For me, right now...I only want to be on the other side. Maybe I am missing the point a bit...like I so often do in life. I'm all about the end result, so it's helpful for me to piece my life together in the odds and ends of the week that propelled me forward.

Those odds and ends? An unexpected friendship. Funny chats with Brett. Help and love and patience from an old friend. Laughter and $4.19 cookies with a new one. Wine, (obviously. Come on,) and trust and new beginnings and frustrated tears and thrown away cartridges of ink.

It's sort of the poetry of life, is it not?

Fucking Whitman would be proud.

Bastard.

Friday, December 2, 2011

Sorry for hating everything lovely.

It is amazing to me how many different costumes of ourselves we slip into on a daily basis. I started my morning with student self: I woke early, drank a pot of coffee, read a whole bunch of literature crap while feigning passion for it, and was all caught up by 10 am. And then I slipped on my power woman self: got through an amazing work-out, conducted a kick ass interview, (while sweating profusely because of nervousness, but my mantra of "never let them see you sweat" paid off thanks to my AWESOME AND ABSORBENT blazer and KICK ASS acting ability,) and had the sound bites written up and logged away within an hour. I was responsible self on the way home when I remembered to stop and buy bleach and blush, (isn't it funny the combinations of things needed at drug stores? Always cracks me up. Usually for me it's wine and toilet paper.) And then I was home, empowered, and exhausted by 5pm.

And then I became depressing self. That costume is, unfortunately, the easiest to slip into.

I had tentative plans with a friend, but those fell through and at first, I was sort of relieved. It was 6pm now, and an entire evening stretched deliciously in front of me. Would I take myself to that restaurant I have been dying to try? Maybe it was a rented movie/Thai food in kind of night? There was still time to pop in and get a pedicure at my local salon...I ran each and every plan over my tongue to see if I liked the taste of any of them. I couldn't decide. There was a haunting sense of loneliness that started to creep in around me, and unfortunately I catered to that. I put on PJ's. I heated up some leftovers. I let the apartment get dark and gloomy and I let my mind give in to ridiculous imaginations as I tried to figure out what all of my friends were doing tonight.

This is never, ever a good plan. Instead of existing comfortably with myself I was spending all of my energy in crazy-girl-land as I mentally played movies of how much fun everyone else in the fucking world was having. How is this healthy or forward-thinking or useful? Well, it's not. That's the point. Sometimes self inflicted misery is like an advil: coated in the sugary layer to make it go down easier, but if you let it sit on your tongue for awhile it just becomes bitter.

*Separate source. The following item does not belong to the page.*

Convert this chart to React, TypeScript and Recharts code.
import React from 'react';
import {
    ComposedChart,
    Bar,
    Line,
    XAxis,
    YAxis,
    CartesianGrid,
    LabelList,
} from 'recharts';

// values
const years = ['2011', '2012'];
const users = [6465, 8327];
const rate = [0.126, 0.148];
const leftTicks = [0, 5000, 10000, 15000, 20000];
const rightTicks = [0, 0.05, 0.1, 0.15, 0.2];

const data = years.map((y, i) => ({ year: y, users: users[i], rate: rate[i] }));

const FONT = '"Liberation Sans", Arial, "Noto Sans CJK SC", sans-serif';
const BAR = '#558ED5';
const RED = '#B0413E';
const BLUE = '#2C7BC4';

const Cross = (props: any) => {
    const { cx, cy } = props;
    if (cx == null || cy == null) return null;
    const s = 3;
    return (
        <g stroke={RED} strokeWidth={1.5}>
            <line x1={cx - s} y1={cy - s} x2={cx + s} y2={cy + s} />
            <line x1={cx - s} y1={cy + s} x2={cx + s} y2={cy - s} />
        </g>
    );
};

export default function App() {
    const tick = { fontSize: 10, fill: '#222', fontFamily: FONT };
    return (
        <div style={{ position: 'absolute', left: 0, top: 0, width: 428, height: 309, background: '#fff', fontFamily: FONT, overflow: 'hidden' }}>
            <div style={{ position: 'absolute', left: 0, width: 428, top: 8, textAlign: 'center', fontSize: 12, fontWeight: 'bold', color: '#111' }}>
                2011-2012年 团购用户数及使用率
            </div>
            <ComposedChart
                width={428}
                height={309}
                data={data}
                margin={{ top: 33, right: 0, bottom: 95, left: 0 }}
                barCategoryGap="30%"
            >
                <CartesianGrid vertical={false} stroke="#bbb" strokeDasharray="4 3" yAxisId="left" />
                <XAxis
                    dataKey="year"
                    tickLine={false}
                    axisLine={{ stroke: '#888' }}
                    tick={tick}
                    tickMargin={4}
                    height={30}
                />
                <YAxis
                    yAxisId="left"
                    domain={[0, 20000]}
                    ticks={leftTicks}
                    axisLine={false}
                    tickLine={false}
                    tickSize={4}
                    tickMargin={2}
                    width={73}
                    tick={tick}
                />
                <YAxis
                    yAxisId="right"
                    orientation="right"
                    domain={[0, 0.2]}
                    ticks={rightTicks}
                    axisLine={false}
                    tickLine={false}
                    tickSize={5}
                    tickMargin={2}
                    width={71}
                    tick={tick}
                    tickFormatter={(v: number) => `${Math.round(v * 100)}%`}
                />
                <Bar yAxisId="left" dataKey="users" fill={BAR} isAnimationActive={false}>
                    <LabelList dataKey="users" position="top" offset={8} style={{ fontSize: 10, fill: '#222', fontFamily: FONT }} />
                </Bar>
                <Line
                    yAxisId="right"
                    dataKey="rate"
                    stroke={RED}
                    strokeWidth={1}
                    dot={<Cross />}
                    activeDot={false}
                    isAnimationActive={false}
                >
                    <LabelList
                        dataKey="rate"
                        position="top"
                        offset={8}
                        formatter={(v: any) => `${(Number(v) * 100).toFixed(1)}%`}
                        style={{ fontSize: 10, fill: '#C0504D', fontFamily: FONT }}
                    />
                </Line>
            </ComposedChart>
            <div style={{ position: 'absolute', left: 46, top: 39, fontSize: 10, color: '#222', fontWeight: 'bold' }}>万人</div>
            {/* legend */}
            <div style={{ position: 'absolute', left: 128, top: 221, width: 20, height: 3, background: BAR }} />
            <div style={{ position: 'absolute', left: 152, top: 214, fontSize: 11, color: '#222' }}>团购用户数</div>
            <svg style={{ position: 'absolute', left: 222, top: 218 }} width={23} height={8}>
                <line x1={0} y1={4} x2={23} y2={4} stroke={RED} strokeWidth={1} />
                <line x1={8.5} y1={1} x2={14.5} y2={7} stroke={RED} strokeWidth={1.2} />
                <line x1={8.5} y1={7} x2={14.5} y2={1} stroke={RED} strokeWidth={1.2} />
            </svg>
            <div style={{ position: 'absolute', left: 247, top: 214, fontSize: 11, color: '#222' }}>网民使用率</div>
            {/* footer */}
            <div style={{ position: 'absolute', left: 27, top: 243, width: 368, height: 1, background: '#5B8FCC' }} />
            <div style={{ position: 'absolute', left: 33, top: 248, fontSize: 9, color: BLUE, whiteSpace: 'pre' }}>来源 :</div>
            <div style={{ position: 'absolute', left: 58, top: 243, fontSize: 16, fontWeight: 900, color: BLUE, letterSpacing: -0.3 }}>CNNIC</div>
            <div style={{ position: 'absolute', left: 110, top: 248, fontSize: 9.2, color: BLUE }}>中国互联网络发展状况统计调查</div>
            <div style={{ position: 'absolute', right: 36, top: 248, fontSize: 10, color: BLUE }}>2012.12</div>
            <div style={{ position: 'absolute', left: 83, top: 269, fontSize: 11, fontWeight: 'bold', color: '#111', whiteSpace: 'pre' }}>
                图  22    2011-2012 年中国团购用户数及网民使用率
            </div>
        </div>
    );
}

Well, my advil became bitter.

I want to be the kind of person that thrives in any situation she finds herself in. Plans broken, unexpected night in? NO PROBLEM! I have a PAINTING/QUILT/WORLD PEACE ACT that I have been meaning to try! All of my friends are out celebrating the birth of Christ and the invention of spiked eggnog? GREAT! THIS IS A WONDERFUL TIME FOR ME TO MAKE HOME-STITCHED ADVENT CALENDARS FOR ALL OF THEM! AND THEIR DOGS! Sadly, I am anything but this person. I am the person that is like, "Well, I might as well put on sweatpants and watch 7 hours of vintage SNL...by myself." I seem to love pity parties for one. Usually those parties have really good wine and Adele music. And crying into ice-cream tubs.

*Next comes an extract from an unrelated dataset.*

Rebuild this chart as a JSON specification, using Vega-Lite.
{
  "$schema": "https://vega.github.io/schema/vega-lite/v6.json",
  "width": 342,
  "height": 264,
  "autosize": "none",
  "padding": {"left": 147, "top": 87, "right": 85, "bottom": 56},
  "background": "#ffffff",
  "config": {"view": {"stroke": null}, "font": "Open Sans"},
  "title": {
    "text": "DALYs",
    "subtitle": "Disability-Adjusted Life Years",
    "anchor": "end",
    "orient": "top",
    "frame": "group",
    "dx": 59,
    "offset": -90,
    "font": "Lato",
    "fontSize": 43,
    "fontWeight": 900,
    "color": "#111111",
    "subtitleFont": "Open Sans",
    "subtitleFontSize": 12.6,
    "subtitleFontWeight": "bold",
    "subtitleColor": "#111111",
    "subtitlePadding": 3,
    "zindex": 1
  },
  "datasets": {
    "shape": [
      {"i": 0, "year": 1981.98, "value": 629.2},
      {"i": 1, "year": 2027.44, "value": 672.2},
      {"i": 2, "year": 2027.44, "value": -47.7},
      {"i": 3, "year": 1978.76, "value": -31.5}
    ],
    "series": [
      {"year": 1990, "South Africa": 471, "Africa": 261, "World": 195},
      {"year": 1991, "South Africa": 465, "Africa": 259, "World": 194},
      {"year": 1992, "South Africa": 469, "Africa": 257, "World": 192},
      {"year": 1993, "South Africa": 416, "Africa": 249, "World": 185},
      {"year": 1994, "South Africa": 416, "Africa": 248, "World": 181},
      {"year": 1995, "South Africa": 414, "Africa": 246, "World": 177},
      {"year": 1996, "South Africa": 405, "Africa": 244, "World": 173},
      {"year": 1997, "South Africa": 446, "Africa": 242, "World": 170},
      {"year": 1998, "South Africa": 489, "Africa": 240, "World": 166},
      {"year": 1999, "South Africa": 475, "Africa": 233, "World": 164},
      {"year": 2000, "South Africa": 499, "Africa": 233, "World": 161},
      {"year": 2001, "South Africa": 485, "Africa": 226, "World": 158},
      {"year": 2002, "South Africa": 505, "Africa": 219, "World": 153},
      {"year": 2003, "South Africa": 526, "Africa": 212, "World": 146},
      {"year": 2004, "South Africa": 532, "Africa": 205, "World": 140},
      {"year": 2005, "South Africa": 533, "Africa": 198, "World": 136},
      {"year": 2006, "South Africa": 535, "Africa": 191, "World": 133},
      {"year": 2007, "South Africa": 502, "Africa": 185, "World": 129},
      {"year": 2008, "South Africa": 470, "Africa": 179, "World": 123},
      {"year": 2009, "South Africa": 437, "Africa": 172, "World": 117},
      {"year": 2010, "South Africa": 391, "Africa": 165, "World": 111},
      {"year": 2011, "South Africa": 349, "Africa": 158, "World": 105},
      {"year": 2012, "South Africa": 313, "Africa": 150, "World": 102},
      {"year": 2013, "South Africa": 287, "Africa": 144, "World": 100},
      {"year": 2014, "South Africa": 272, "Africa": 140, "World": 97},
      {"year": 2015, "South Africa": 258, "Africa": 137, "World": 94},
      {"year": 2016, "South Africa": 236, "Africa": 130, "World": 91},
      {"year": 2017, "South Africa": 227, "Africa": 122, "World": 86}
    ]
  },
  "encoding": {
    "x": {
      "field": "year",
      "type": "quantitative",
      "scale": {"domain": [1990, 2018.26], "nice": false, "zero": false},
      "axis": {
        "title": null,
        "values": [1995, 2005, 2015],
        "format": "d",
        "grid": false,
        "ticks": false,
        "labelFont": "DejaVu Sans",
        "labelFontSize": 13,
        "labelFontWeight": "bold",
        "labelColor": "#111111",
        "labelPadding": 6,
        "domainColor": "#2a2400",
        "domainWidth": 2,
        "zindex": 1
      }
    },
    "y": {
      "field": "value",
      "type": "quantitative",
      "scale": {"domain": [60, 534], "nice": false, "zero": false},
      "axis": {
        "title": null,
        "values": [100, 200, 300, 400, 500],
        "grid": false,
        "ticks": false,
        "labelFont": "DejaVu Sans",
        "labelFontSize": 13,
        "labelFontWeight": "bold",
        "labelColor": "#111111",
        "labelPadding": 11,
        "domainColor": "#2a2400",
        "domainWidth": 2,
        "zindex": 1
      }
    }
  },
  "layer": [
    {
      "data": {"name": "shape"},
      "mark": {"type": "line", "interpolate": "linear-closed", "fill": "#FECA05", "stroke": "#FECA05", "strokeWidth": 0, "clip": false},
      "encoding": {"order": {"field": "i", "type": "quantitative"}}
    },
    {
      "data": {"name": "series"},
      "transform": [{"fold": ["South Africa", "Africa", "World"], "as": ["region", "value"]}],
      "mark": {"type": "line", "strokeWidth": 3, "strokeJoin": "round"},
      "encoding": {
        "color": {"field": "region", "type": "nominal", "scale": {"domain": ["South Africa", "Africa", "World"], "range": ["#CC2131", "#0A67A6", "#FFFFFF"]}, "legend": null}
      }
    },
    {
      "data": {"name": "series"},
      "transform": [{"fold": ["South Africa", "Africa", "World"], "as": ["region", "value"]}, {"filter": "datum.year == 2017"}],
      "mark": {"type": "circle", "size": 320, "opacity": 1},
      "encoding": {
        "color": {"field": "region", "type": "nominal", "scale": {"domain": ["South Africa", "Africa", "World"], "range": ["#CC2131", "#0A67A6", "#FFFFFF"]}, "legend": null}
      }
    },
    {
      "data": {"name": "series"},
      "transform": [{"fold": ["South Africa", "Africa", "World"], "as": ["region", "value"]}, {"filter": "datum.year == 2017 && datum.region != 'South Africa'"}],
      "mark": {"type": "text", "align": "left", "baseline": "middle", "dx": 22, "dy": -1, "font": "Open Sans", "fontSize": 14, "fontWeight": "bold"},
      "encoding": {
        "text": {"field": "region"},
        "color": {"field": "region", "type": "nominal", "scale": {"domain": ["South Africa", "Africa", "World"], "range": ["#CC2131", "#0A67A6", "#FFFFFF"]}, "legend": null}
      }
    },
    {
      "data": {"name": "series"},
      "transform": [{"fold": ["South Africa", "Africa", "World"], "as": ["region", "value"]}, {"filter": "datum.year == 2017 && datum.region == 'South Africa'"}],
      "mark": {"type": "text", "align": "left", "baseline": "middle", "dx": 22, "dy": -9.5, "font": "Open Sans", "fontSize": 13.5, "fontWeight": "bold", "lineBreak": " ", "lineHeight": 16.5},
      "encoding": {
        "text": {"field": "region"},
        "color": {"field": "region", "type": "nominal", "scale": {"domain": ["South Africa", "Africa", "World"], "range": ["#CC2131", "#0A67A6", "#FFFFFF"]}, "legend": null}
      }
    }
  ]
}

While reflecting on all of this I cringed when I thought of something I said to a new friend today. He happily told me he was going ice-skating with his girlfriend, and I said something snarky. "Oh. THAT is obnoxiously cute." Not only that, I said it several times. The poor kid didn't stand a chance. We ended up, to his credit and extreme patience, having a decent conversation- but when we said good-bye my horrible words burned through me my entire walk home. Why did I feel like I had to throw acid around like glitter? What the hell was so wrong about this sweet boy going ice-skating with the woman he loves? Just because I am lonely, I am sad...that gives me the right to fling my words around without thinking about it?

I guess I realized that the self that I have been slipping into WAY more than is healthy is that self. The one that basically shits on everything around her without thinking about the consequences of it all. And don't we all do that? We live in our on little costumes without poking our heads out to see what is really going on in the world? We're safe in the confines of that material we construct...but we are so cut off from reality we can't see exactly and truthfully what we are really doing.

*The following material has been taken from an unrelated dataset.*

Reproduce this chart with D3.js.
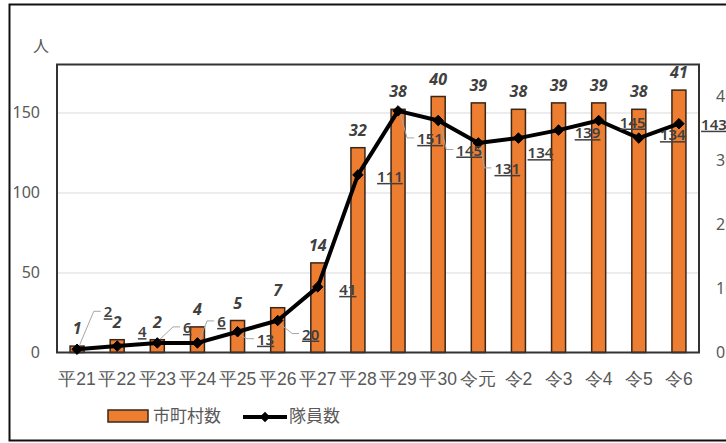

I'm going to be ok with myself tonight...costume off. Am I in a sweatshirt too small for me because I refuse to do laundry? Yes. Have I watched all of the Melissa Joan Hart movies on my netflix tonight? Yes. DID I LISTEN TO A SONG BY HANSON? Yes. That's ok. It's Friday. It's not National-Everyone-Should-Be-Out-Partying-And-Having-Fun-Day. I am not missing out on anything. In fact, the party I have with myself right now is pretty cool. And my hair looks great.

I say I'm having the best night of all.

And I hope that couple has fun ice-skating. I really and truly do.